> _DATA EXTRACT_:

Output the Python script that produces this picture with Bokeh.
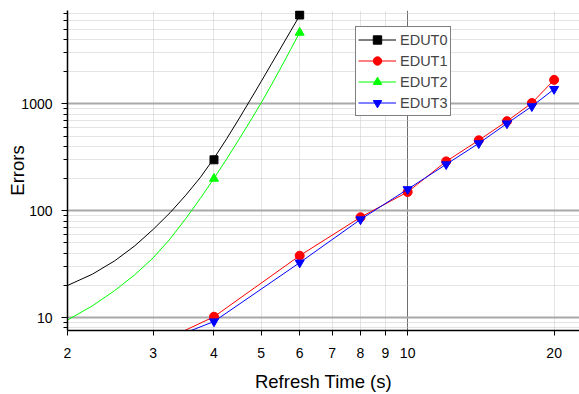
from bokeh.plotting import figure
from bokeh.models import FixedTicker, Grid, Legend, LegendItem, BasicTickFormatter, Range1d
from bokeh.embed import file_html
from bokeh.resources import INLINE

# ---- data ----
curve_x = [2, 2.25, 2.5, 2.75, 3, 3.25, 3.5, 3.75, 4, 4.25, 4.5, 4.75, 5, 5.25, 5.5, 5.75, 6]
edut0_curve = [20, 25.5, 34, 47, 67, 96, 140, 205, 310, 474, 724, 1092, 1620, 2371, 3407, 4821, 6720]
edut2_curve = [9.5, 12.9, 17.9, 25.2, 36.3, 54.6, 84.5, 130.6, 201, 307, 464, 692, 1022, 1510, 2221, 3241, 4676]

marker02_x = [4, 6]
edut0 = [300, 6800]
edut2 = [200, 4650]

marker13_x = [4, 6, 8, 10, 12, 14, 16, 18, 20]
edut1 = [10.2, 38, 87, 150, 290, 457, 690, 1020, 1680]
edut3 = [9.2, 32.7, 83, 159, 272, 428, 656, 950, 1377]
line13_x = [3] + marker13_x
edut1_line = [5.5] + edut1
edut3_line = [5.5] + edut3

x_ticks = [2, 3, 4, 5, 6, 7, 8, 9, 10, 20]
x_grid_major = [10]
x_grid_minor = [2, 3, 4, 5, 6, 7, 8, 9, 20]
y_ticks = [10, 100, 1000]
y_minor = [8, 9, 20, 30, 40, 50, 60, 70, 80, 90, 200, 300, 400, 500, 600, 700, 800, 900,
           2000, 3000, 4000, 5000, 6000, 7000]

FONT = "Liberation Sans"

p = figure(width=579, height=394, x_axis_type="log", y_axis_type="log",
           x_range=Range1d(2, 22.55), y_range=Range1d(7.58, 7490),
           output_backend="svg", toolbar_location=None,
           min_border_left=67, min_border_right=0, min_border_top=10, min_border_bottom=61)
p.outline_line_color = None
p.background_fill_color = "white"
p.border_fill_color = "white"

# grids
p.xgrid.visible = False
p.ygrid.visible = False
xg = Grid(dimension=0, ticker=FixedTicker(ticks=x_grid_major, minor_ticks=x_grid_minor),
          grid_line_color="#6e6e6e", grid_line_width=1,
          minor_grid_line_color="#c8c8c8", minor_grid_line_dash="1 1", minor_grid_line_width=1)
yg = Grid(dimension=1, ticker=FixedTicker(ticks=y_ticks, minor_ticks=y_minor),
          grid_line_color="#a8a8a8", grid_line_width=2,
          minor_grid_line_color="#c8c8c8", minor_grid_line_dash="1 1", minor_grid_line_width=1)
p.add_layout(xg)
p.add_layout(yg)

# axes
xa = p.xaxis[0]
xa.ticker = FixedTicker(ticks=x_ticks, minor_ticks=[])
xa.formatter = BasicTickFormatter()
xa.axis_label = "Refresh Time (s)"
ya = p.yaxis[0]
ya.ticker = FixedTicker(ticks=y_ticks, minor_ticks=y_minor)
ya.formatter = BasicTickFormatter()
ya.axis_label = "Errors"
for ax in (xa, ya):
    ax.axis_line_color = "black"
    ax.axis_line_width = 1.5
    ax.major_tick_line_color = "black"
    ax.minor_tick_line_color = "black"
    ax.major_tick_in = 0
    ax.minor_tick_in = 0
    ax.major_label_text_font = FONT
    ax.major_label_text_font_size = "14px"
    ax.major_label_text_color = "black"
    ax.axis_label_text_font = FONT
    ax.axis_label_text_font_size = "18.5px"
    ax.axis_label_text_font_style = "normal"
    ax.axis_label_text_color = "black"
xa.major_tick_out = 5
xa.major_label_standoff = 12
xa.axis_label_standoff = 10
ya.major_tick_out = 6
ya.minor_tick_out = 4
ya.major_label_standoff = 9
ya.axis_label_standoff = -10

# series
l0 = p.line(curve_x, edut0_curve, line_color="black", line_width=1)
m0 = p.scatter(marker02_x, edut0, marker="square", size=8, color="black")
l1 = p.line(line13_x, edut1_line, line_color="red", line_width=1)
m1 = p.scatter(marker13_x, edut1, marker="circle", size=9, color="red")
l2 = p.line(curve_x, edut2_curve, line_color="#00ff00", line_width=1)
m2 = p.scatter(marker02_x, edut2, marker="triangle", size=9, color="#00ff00")
l3 = p.line(line13_x, edut3_line, line_color="blue", line_width=1)
m3 = p.scatter(marker13_x, edut3, marker="inverted_triangle", size=9, color="blue")

legend = Legend(items=[
    LegendItem(label="EDUT0", renderers=[l0, m0]),
    LegendItem(label="EDUT1", renderers=[l1, m1]),
    LegendItem(label="EDUT2", renderers=[l2, m2]),
    LegendItem(label="EDUT3", renderers=[l3, m3]),
], location=(288, 214))
legend.border_line_color = "black"
legend.border_line_width = 1
legend.background_fill_alpha = 1
legend.label_text_font = FONT
legend.label_text_font_size = "14.5px"
legend.glyph_width = 38
legend.glyph_height = 21
legend.label_height = 21
legend.spacing = -2
legend.padding = 2
legend.label_standoff = 4
legend.margin = 0
p.add_layout(legend)

open("out.html", "w").write(file_html(p, INLINE))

> _WHAT THE EXERCISE ASKS_: Pictures stay out. Repeat only the lines from the beginning of the data through the line that has "2221, 3241, 4676]".

> _OUTPUT OF THE TASK_:
Output the Python script that produces this picture with Bokeh.
from bokeh.plotting import figure
from bokeh.models import FixedTicker, Grid, Legend, LegendItem, BasicTickFormatter, Range1d
from bokeh.embed import file_html
from bokeh.resources import INLINE

# ---- data ----
curve_x = [2, 2.25, 2.5, 2.75, 3, 3.25, 3.5, 3.75, 4, 4.25, 4.5, 4.75, 5, 5.25, 5.5, 5.75, 6]
edut0_curve = [20, 25.5, 34, 47, 67, 96, 140, 205, 310, 474, 724, 1092, 1620, 2371, 3407, 4821, 6720]
edut2_curve = [9.5, 12.9, 17.9, 25.2, 36.3, 54.6, 84.5, 130.6, 201, 307, 464, 692, 1022, 1510, 2221, 3241, 4676]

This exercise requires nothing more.